The Corner

Time for Accountability at the CFPB

The president stepped off his tour bus in Kansas this week and said that, “We shouldn’t be weakening oversight and accountability. We should be strengthening oversight and accountability.” Which is why I’m mystified that the president refuses to bring much-needed oversight and accountability to the massive new bureaucracy created under the onerous Dodd-Frank law that established the Consumer Financial Protection Bureau (CFPB).

Today the Senate will consider a nominee to head this agency. While I have no problem with the nominee, I do have problems with the structure of this new bureaucracy, which lacks critical transparency and which, with only minor bipartisan effort, can easily be reformed. Regrettably, the president has chosen to play politics rather than so much as placing a telephone call to Congress.

This new bureaucracy possesses massive and wide-ranging powers to regulate any person or business offering or selling a “financial product or service” used by Americans without adequate checks, balances, oversight, or accountability. 

The CFPB has been given unprecedented authority over financial institutions and Main Street businesses offering financial services. Once confirmed, whoever becomes the CFPB director essentially answers to no one and cannot be removed even for poor performance, including unbalanced regulations.

It also has been given significant power to regulate, but there’s no check and balance if those regulations go too far.

Furthermore, the CFPB is funded directly by the Federal Reserve — not through the standard congressionally approved spending process. That means little to no oversight of this new bureaucracy.  

In an attempt to force the administration to make some key changes, I joined 43 of my Senate colleagues in trying to change the CFPB into something better equipped to provide consumer protection while, at the same time, being accountable to Congress and taxpayers about new regulations and the use of taxpayer resources.

Led by the Senate Banking Committee’s Ranking Member, Senator Shelby, we tried to bring commonsense reforms of the structure of the CFPB before anyone takes the helm. What we were asking for just makes sense. 

First, we were trying to establish a board of directors to oversee and limit the unbridled power of the CFPB.

Second, we were working to establish a safety-and-soundness check on CFPB’s rules and regulations in order to ensure the very financial health of these institutions is adequately considered. This new bureaucracy shouldn’t cause businesses to fail, but that’s a real potential threat given how it’s currently structured. 

And lastly, we wanted to subject the CFPB to the ordinary congressional appropriations process to ensure proper oversight and accountability.

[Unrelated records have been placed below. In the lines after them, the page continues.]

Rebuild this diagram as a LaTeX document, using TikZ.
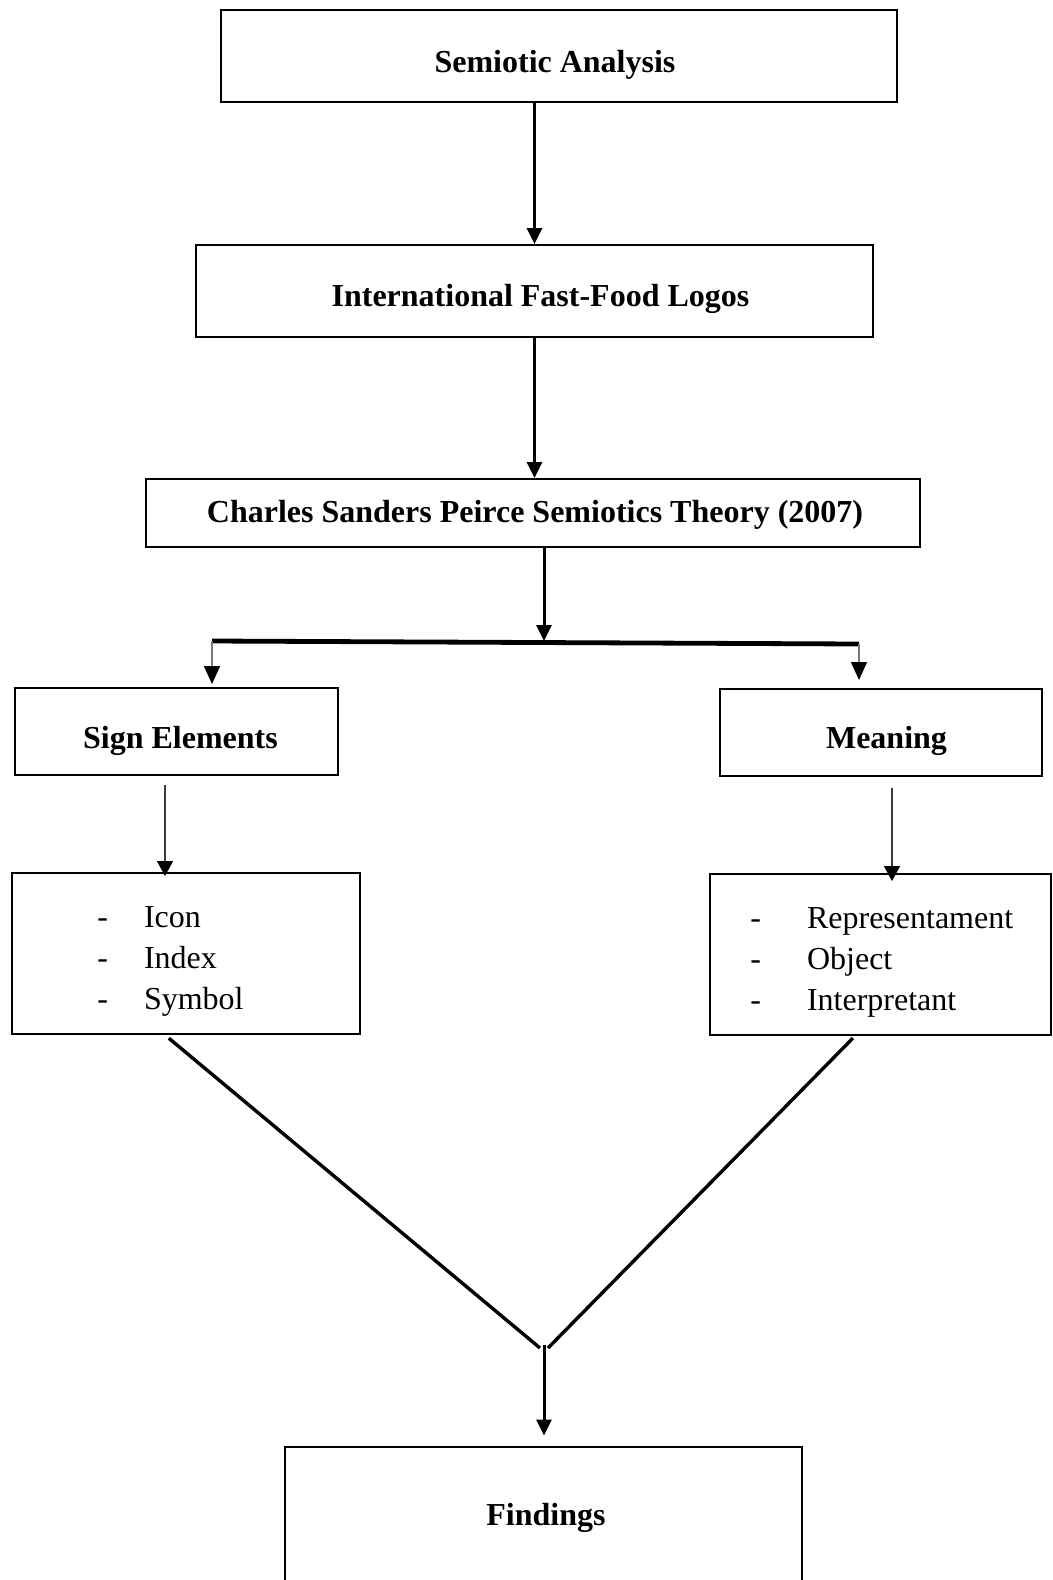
\documentclass[tikz,border=0pt]{standalone}
\usepackage{fontspec}
\setmainfont{Liberation Serif}
\usepackage{tikz}
\usetikzlibrary{arrows.meta, positioning, calc}
\definecolor{dropgray}{RGB}{120,120,120}
\definecolor{thingray}{RGB}{60,60,60}

\begin{document}
\begin{tikzpicture}[
    x=0.5pt, y=-0.5pt,
    part/.style={draw, line width=1pt, inner sep=0pt, font=\fontsize{16}{21}\selectfont\bfseries, align=center},
    textdrop/.style={text height=#1, text depth=0pt},
    items/.style={inner sep=0pt, anchor=west, align=left, font=\fontsize{16}{20.5}\selectfont},
    arrow/.style={-{Triangle[length=8pt, width=7.5pt]}, line width=1.5pt},
    thinarrow/.style={-{Triangle[length=7.5pt, width=8pt, color=black]}, line width=0.7pt, draw=thingray},
    drop/.style={-{Triangle[length=9pt, width=8pt, color=black]}, line width=0.6pt, draw=dropgray},
    link/.style={line width=1.7pt}
]
    \useasboundingbox (0,0) rectangle (1053,1580);

    \node[part, textdrop=16.3pt, minimum width=338pt, minimum height=46pt] (analysis) at (559,56) {\hspace*{-4pt}Semiotic Analysis};
    \node[part, textdrop=15.7pt, minimum width=338.5pt, minimum height=46pt] (logos) at (534.5,291) {\hspace*{6pt}International Fast-Food Logos};
    \node[part, textdrop=9.3pt, minimum width=387pt, minimum height=34pt] (peirce) at (533,513) {\hspace*{2pt}Charles Sanders Peirce Semiotics Theory (2007)};
    \node[part, textdrop=16.8pt, minimum width=161.5pt, minimum height=43.5pt] (signs) at (176.5,731.5) {\hspace*{4pt}Sign Elements};
    \node[part, textdrop=15.8pt, minimum width=161pt, minimum height=43.5pt] (meaning) at (881,732.5) {\hspace*{5.5pt}Meaning};
    \node[part, minimum width=174pt, minimum height=80.5pt] (signlist) at (186,953.5) {};
    \node[part, minimum width=170.5pt, minimum height=80.5pt] (meanlist) at (880.5,954.5) {};
    \node[part, textdrop=9.5pt, minimum width=258.5pt, minimum height=69.5pt] (findings) at (543,1516) {\hspace*{3pt}Findings};

    \node[items] (signitems) at (97,961) {-\hspace{18pt}Icon\\-\hspace{18pt}Index\\-\hspace{18pt}Symbol};
    \node[items] (meanitems) at (750,962.5) {-\hspace{23pt}Representament\\-\hspace{23pt}Object\\-\hspace{23pt}Interpretant};

    \coordinate (split) at (544,641);
    \coordinate (forkleft) at (212,641);
    \coordinate (forkright) at (859,644);
    \coordinate (signdrop) at (165,0);
    \coordinate (meandrop) at (892,0);
    \coordinate (meanfoot) at (855,0);
    \coordinate (meetleft) at (540,1348);
    \coordinate (meetright) at (548,1348);
    \coordinate (merge) at (544,1345);

    \draw[arrow] (analysis.south -| logos.north) -- (logos.north);
    \draw[arrow] (logos.south) -- (logos.south |- peirce.north);
    \draw[arrow] (peirce.south -| split) -- (split);
    \draw[link, line width=2.4pt] (forkleft) -- (forkright);
    \draw[drop, shorten >=1.5pt] (forkleft) -- (forkleft |- signs.north);
    \draw[drop, shorten >=4pt] (forkright) -- (forkright |- meaning.north);
    \draw[thinarrow, shorten <=4.5pt, shorten >=-2pt] (signs.south -| signdrop) -- (signlist.north -| signdrop);
    \draw[thinarrow, shorten <=5.5pt, shorten >=-4pt] (meaning.south -| meandrop) -- (meanlist.north -| meandrop);
    \draw[link, shorten <=2.5pt] (signlist.south -| signdrop) -- (meetleft);
    \draw[link, shorten <=1.5pt] (meanlist.south -| meanfoot) -- (meetright);
    \draw[arrow, shorten >=5pt] (merge) -- (merge |- findings.north);
\end{tikzpicture}
\end{document}
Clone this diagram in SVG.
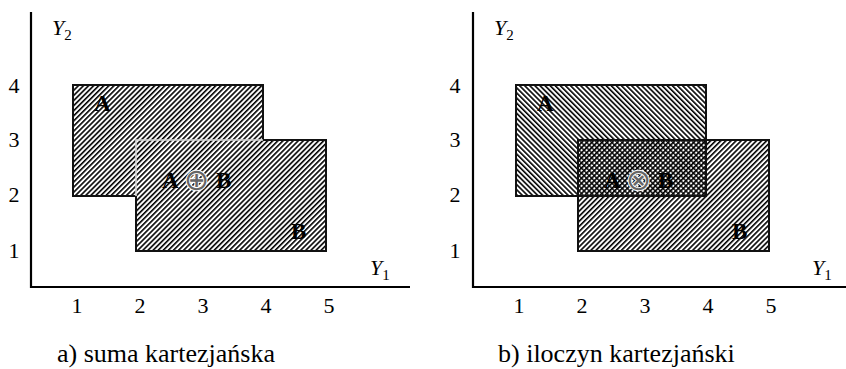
<svg xmlns="http://www.w3.org/2000/svg" width="846" height="369" viewBox="0 0 846 369" font-family="'Liberation Serif', 'Times New Roman', 'DejaVu Serif', serif">
<defs>
<pattern id="hR" width="3.6" height="3.6" patternUnits="userSpaceOnUse" patternTransform="rotate(45)">
<rect width="3.6" height="3.6" fill="#fff"/>
<line x1="0.8" y1="0" x2="0.8" y2="3.6" stroke="#000" stroke-width="1.6"/>
</pattern>
<pattern id="hL" width="3.6" height="3.6" patternUnits="userSpaceOnUse" patternTransform="rotate(-45)">
<rect width="3.6" height="3.6" fill="#fff"/>
<line x1="0.8" y1="0" x2="0.8" y2="3.6" stroke="#000" stroke-width="1.6"/>
</pattern>
<pattern id="hLt" width="3.6" height="3.6" patternUnits="userSpaceOnUse" patternTransform="rotate(-45)">
<line x1="0.8" y1="0" x2="0.8" y2="3.6" stroke="#000" stroke-width="1.4"/>
</pattern>
</defs>
<style>
.ax{stroke:#000;stroke-width:2.2;fill:none}
.box{stroke:#111;stroke-width:2;}
text{font-family:'Liberation Serif','Times New Roman','DejaVu Serif',serif}
.num{font-size:22px;fill:#000}
.var{font-size:22px;font-style:italic;fill:#000}
.sub{font-size:15px;font-style:normal}
.lbl{font-size:23px;font-weight:bold;fill:#000}
.op{font-family:'DejaVu Sans',sans-serif;font-size:30px;font-weight:normal;fill:#666;stroke:#fff;stroke-width:2;paint-order:stroke}
.cap{font-size:26px;fill:#000}
</style>

<g id="panel-a">
<g id="axes-a">
<polyline class="ax" points="31,12 31,287 410,287"/>
<text class="var" x="52" y="35">Y<tspan class="sub" dy="5">2</tspan></text>
<text class="var" x="370" y="275">Y<tspan class="sub" dy="5">1</tspan></text>
<text class="num" x="14" y="93" text-anchor="middle">4</text>
<text class="num" x="14" y="147" text-anchor="middle">3</text>
<text class="num" x="14" y="202" text-anchor="middle">2</text>
<text class="num" x="14" y="258" text-anchor="middle">1</text>
<text class="num" x="77" y="313" text-anchor="middle">1</text>
<text class="num" x="140" y="313" text-anchor="middle">2</text>
<text class="num" x="203" y="313" text-anchor="middle">3</text>
<text class="num" x="266" y="313" text-anchor="middle">4</text>
<text class="num" x="329" y="313" text-anchor="middle">5</text>
</g>
<g id="union">
<path class="box" fill="url(#hR)" d="M73,85 H263 V140 H326 V251 H136 V196 H73 Z"/>
<polyline points="136,196 136,140 263,140" fill="none" stroke="#d8d8d8" stroke-width="1.6"/>
<text class="lbl" x="94" y="111">A</text>
<text class="lbl" x="291" y="239">B</text>
<text class="lbl" x="162" y="188">A<tspan class="op" x="184" y="190">⊕</tspan><tspan x="216" y="188">B</tspan></text>
</g>
<text class="cap" x="57" y="362">a) suma kartezjańska</text>
</g>

<g id="panel-b">
<g id="axes-b">
<polyline class="ax" points="473,12 473,287 846,287"/>
<text class="var" x="494" y="35">Y<tspan class="sub" dy="5">2</tspan></text>
<text class="var" x="812" y="275">Y<tspan class="sub" dy="5">1</tspan></text>
<text class="num" x="455" y="93" text-anchor="middle">4</text>
<text class="num" x="455" y="147" text-anchor="middle">3</text>
<text class="num" x="455" y="202" text-anchor="middle">2</text>
<text class="num" x="455" y="258" text-anchor="middle">1</text>
<text class="num" x="519" y="313" text-anchor="middle">1</text>
<text class="num" x="582" y="313" text-anchor="middle">2</text>
<text class="num" x="645" y="313" text-anchor="middle">3</text>
<text class="num" x="708" y="313" text-anchor="middle">4</text>
<text class="num" x="771" y="313" text-anchor="middle">5</text>
</g>
<g id="set-A">
<rect class="box" x="516" y="85" width="190" height="111" fill="url(#hL)"/>
<text class="lbl" x="537" y="111">A</text>
</g>
<g id="set-B">
<rect class="box" x="578" y="140" width="191" height="111" fill="url(#hR)"/>
<text class="lbl" x="732" y="239">B</text>
</g>
<g id="intersection">
<rect x="578" y="140" width="128" height="56" fill="url(#hLt)"/>
<rect x="578" y="140" width="128" height="56" fill="none" stroke="#111" stroke-width="2"/>
<text class="lbl" x="604" y="188">A<tspan class="op" x="626" y="190">⊗</tspan><tspan x="658" y="188">B</tspan></text>
</g>
<text class="cap" x="498" y="362">b) iloczyn kartezjański</text>
</g>
</svg>
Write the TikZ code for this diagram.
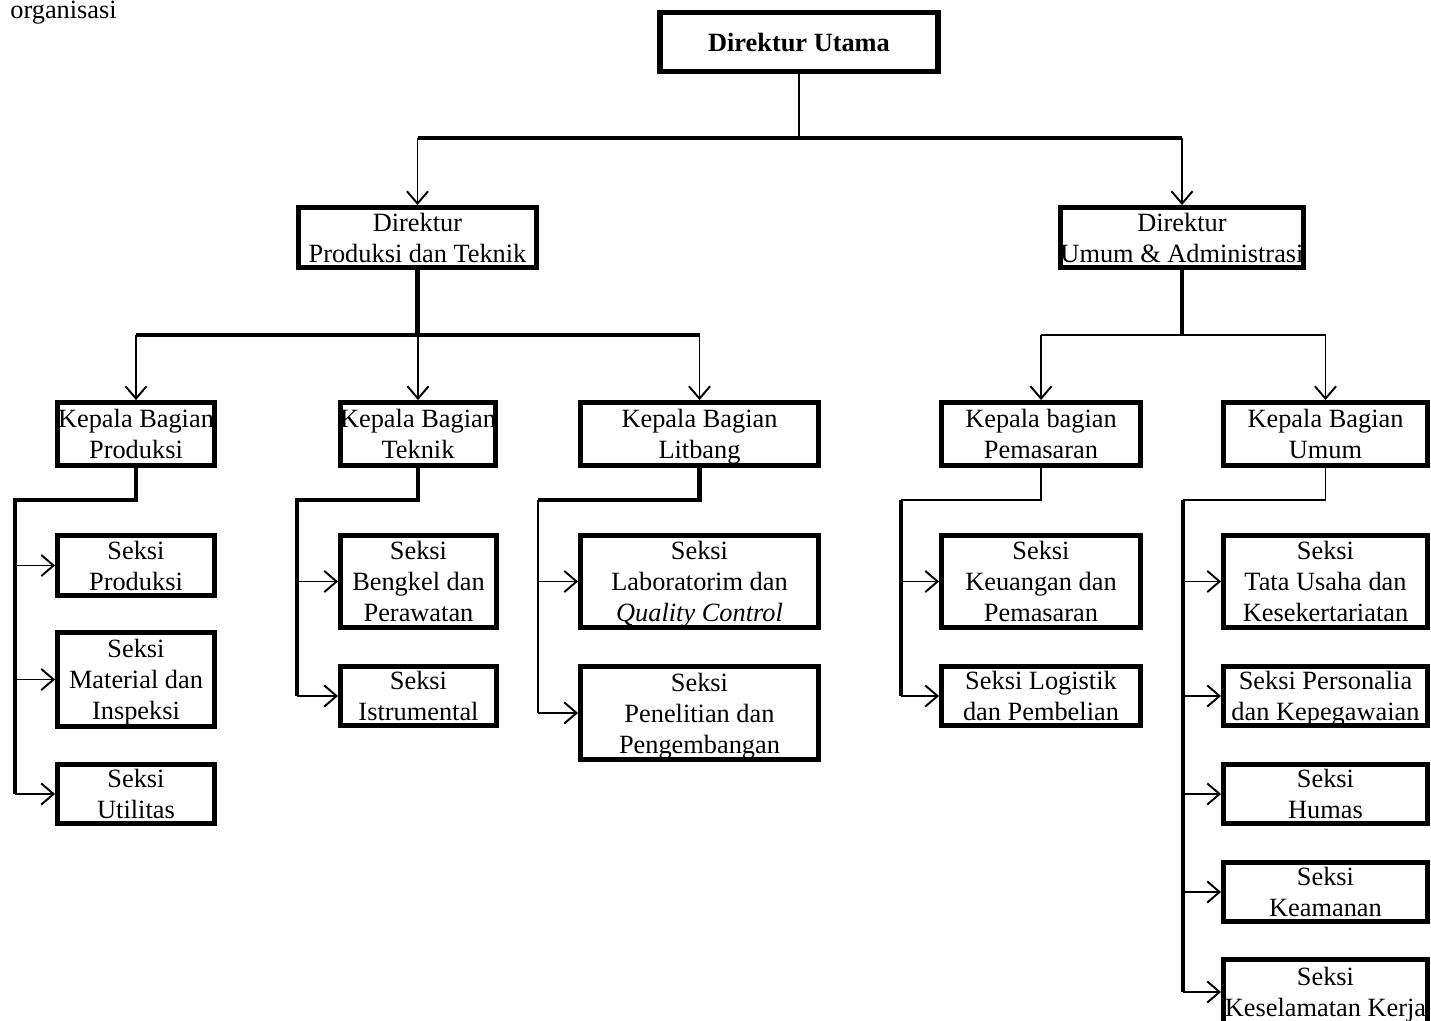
\documentclass[tikz,border=0pt]{standalone}
\usepackage{fontspec}
\setmainfont{Liberation Serif}
\usetikzlibrary{arrows.meta}

\begin{document}
\begin{tikzpicture}[x=0.02cm, y=-0.02cm]
        \clip (0,0) rectangle (1431,1021);
        \node [anchor=base west, inner sep=0] (cap) at (10,18) {\fontsize{15}{17}\selectfont organisasi};

        \begin{scope}[every node/.style={draw, line width=2.8pt, align=center, inner sep=0pt, text depth=0pt, font=\fontsize{15}{17.6}\selectfont}]
                % top
                \node [line width=3.4pt, minimum width=5.56cm, minimum height=1.18cm, font=\fontsize{15}{17.6}\selectfont\bfseries] (DU) at (799,42) {Direktur Utama};
                \node [minimum width=4.76cm, minimum height=1.2cm] (DPT) at (417.5,237.5) {Direktur\\Produksi dan Teknik};
                \node [minimum width=4.78cm, minimum height=1.2cm] (DUA) at (1182,237.5) {Direktur\\Umum \& Administrasi};

                % kepala bagian
                \node [minimum width=3.14cm, minimum height=1.26cm] (KBP) at (136,434) {Kepala Bagian\\Produksi};
                \node [minimum width=3.1cm, minimum height=1.26cm] (KBT) at (418,434) {Kepala Bagian\\Teknik};
                \node [minimum width=4.76cm, minimum height=1.26cm] (KBL) at (699.5,434) {Kepala Bagian\\Litbang};
                \node [minimum width=3.98cm, minimum height=1.26cm] (KBM) at (1041,434) {Kepala bagian\\Pemasaran};
                \node [minimum width=4.08cm, minimum height=1.26cm] (KBU) at (1325.5,434) {Kepala Bagian\\Umum};

                % seksi
                \node [minimum width=3.14cm, minimum height=1.2cm] (SP) at (136,565.5) {Seksi\\Produksi};
                \node [minimum width=3.14cm, minimum height=1.88cm] (SMI) at (136,679.5) {Seksi\\Material dan\\Inspeksi};
                \node [minimum width=3.14cm, minimum height=1.18cm] (SU) at (136,794) {Seksi\\Utilitas};
                \node [minimum width=3.12cm, minimum height=1.84cm] (SBP) at (418.5,581.5) {Seksi\\Bengkel dan\\Perawatan};
                \node [minimum width=3.12cm, minimum height=1.18cm] (SI) at (418.5,696) {Seksi\\Istrumental};
                \node [minimum width=4.76cm, minimum height=1.84cm] (SLQ) at (699.5,581.5) {Seksi\\Laboratorim dan\\\textit{Quality Control}};
                \node [minimum width=4.76cm, minimum height=1.86cm] (SPP) at (699.5,713) {Seksi\\Penelitian dan\\Pengembangan};
                \node [minimum width=3.98cm, minimum height=1.84cm] (SKP) at (1041,581.5) {Seksi\\Keuangan dan\\Pemasaran};
                \node [minimum width=3.98cm, minimum height=1.18cm] (SLP) at (1041,696) {Seksi Logistik\\dan Pembelian};
                \node [minimum width=4.08cm, minimum height=1.84cm] (STU) at (1325.5,581.5) {Seksi\\Tata Usaha dan\\Kesekertariatan};
                \node [minimum width=4.08cm, minimum height=1.18cm] (SPK) at (1325.5,696) {Seksi Personalia\\dan Kepegawaian};
                \node [minimum width=4.08cm, minimum height=1.18cm] (SH) at (1325.5,794) {Seksi\\Humas};
                \node [minimum width=4.08cm, minimum height=1.18cm] (SK) at (1325.5,892) {Seksi\\Keamanan};
                \node [minimum width=4.08cm, minimum height=1.3cm] (SKK) at (1325.5,992) {Seksi\\Keselamatan Kerja};
        \end{scope}

        \begin{scope}[every path/.style={line width=1.1pt}, bold/.style={line width=2.8pt}, arr/.style={-{Straight Barb[length=7pt,width=12pt]}}]
                \coordinate (j0) at (800,138);
                \coordinate (j1) at (418,335);
                \coordinate (j2) at (1183,335);
                \coordinate (bP) at (15,500);
                \coordinate (bT) at (297,500);
                \coordinate (bL) at (538,500);
                \coordinate (bM) at (901,500);
                \coordinate (bU) at (1183,500);

                % direktur
                \draw (DU.south) -- (DU.south |- j0);
                \draw [bold] (DPT |- j0) -- (DUA |- j0);
                \draw [arr] (DPT |- j0) -- (DPT);
                \draw [arr] (DUA |- j0) -- (DUA);

                % kepala bagian
                \draw [bold] (DPT.south) -- (DPT.south |- j1);
                \draw [bold] (KBP |- j1) -- (KBL |- j1);
                \foreach \k in {KBP,KBT,KBL}
                        \draw [arr] (\k |- j1) -- (\k);
                \draw [bold] (DUA.south) -- (DUA.south |- j2);
                \draw (KBM |- j2) -- (KBU |- j2);
                \foreach \k in {KBM,KBU}
                        \draw [arr] (\k |- j2) -- (\k);

                % seksi
                \draw [bold] (KBP.south) |- (bP) -- (bP |- SU);
                \foreach \s in {SP,SMI,SU}
                        \draw [arr] (bP |- \s) -- (\s);
                \draw [bold] (KBT.south) |- (bT) -- (bT |- SI);
                \foreach \s in {SBP,SI}
                        \draw [arr] (bT |- \s) -- (\s);
                \draw [bold] (KBL.south) |- (bL);
                \draw (bL) -- (bL |- SPP);
                \foreach \s in {SLQ,SPP}
                        \draw [arr] (bL |- \s) -- (\s);
                \draw (KBM.south) |- (bM);
                \draw [bold] (bM) -- (bM |- SLP);
                \foreach \s in {SKP,SLP}
                        \draw [arr] (bM |- \s) -- (\s);
                \draw (KBU.south) |- (bU);
                \draw [bold] (bU) -- (bU |- SKK);
                \foreach \s in {STU,SPK,SH,SK,SKK}
                        \draw [arr] (bU |- \s) -- (\s);
        \end{scope}
\end{tikzpicture}
\end{document}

Our concerns are real and aren’t just political obstruction. For example, even senior officials at the Fed are worried about the unprecedented way of financing an independent regulatory bureau. #more#

As the president of the Federal Reserve Bank of St. Louis put it: “I am concerned about this method of funding the Bureau. The amount of money allocated in the law is not based on any careful assessment of what the needs of the Bureau will be as it attempts to fulfill the mandate of the Congress with regard to consumer protection. Nor is there any mechanism for changing these amounts going forward, should market conditions change, or if the needs of the Bureau change.”

At a time when we should be encouraging oversight and accountability, as the president argues, this new government bureaucracy is structured with virtually none of those attributes. The new consumer protection bureaucracy has almost free rein to impose whatever costly regulations it desires, without attention even to whether financial service providers would be driven to failure as a result. The only thing that could stop a bad regulation from flowing out of the CFPB is, according to the Dodd-Frank Act, if it “would put the safety and soundness of the United States banking system or the stability of the financial system of the United States at risk.” That is an incredible and unparalleled high bar, allowing a check on a bad regulation if, and only if, it threatens the entire stability of our nation’s financial system. 

The president had the opportunity to address these concerns and work in a bipartisan way to help us change the agency into something that could potentially be accountable to the American taxpayer. And, these are easy fixes. Unfortunately, the Obama administration once again made a political decision, took a left turn, and it is the American public, small businesses, and consumers of financial services who will stand to suffer.

Sen. Orrin Hatch is a Republican from Utah.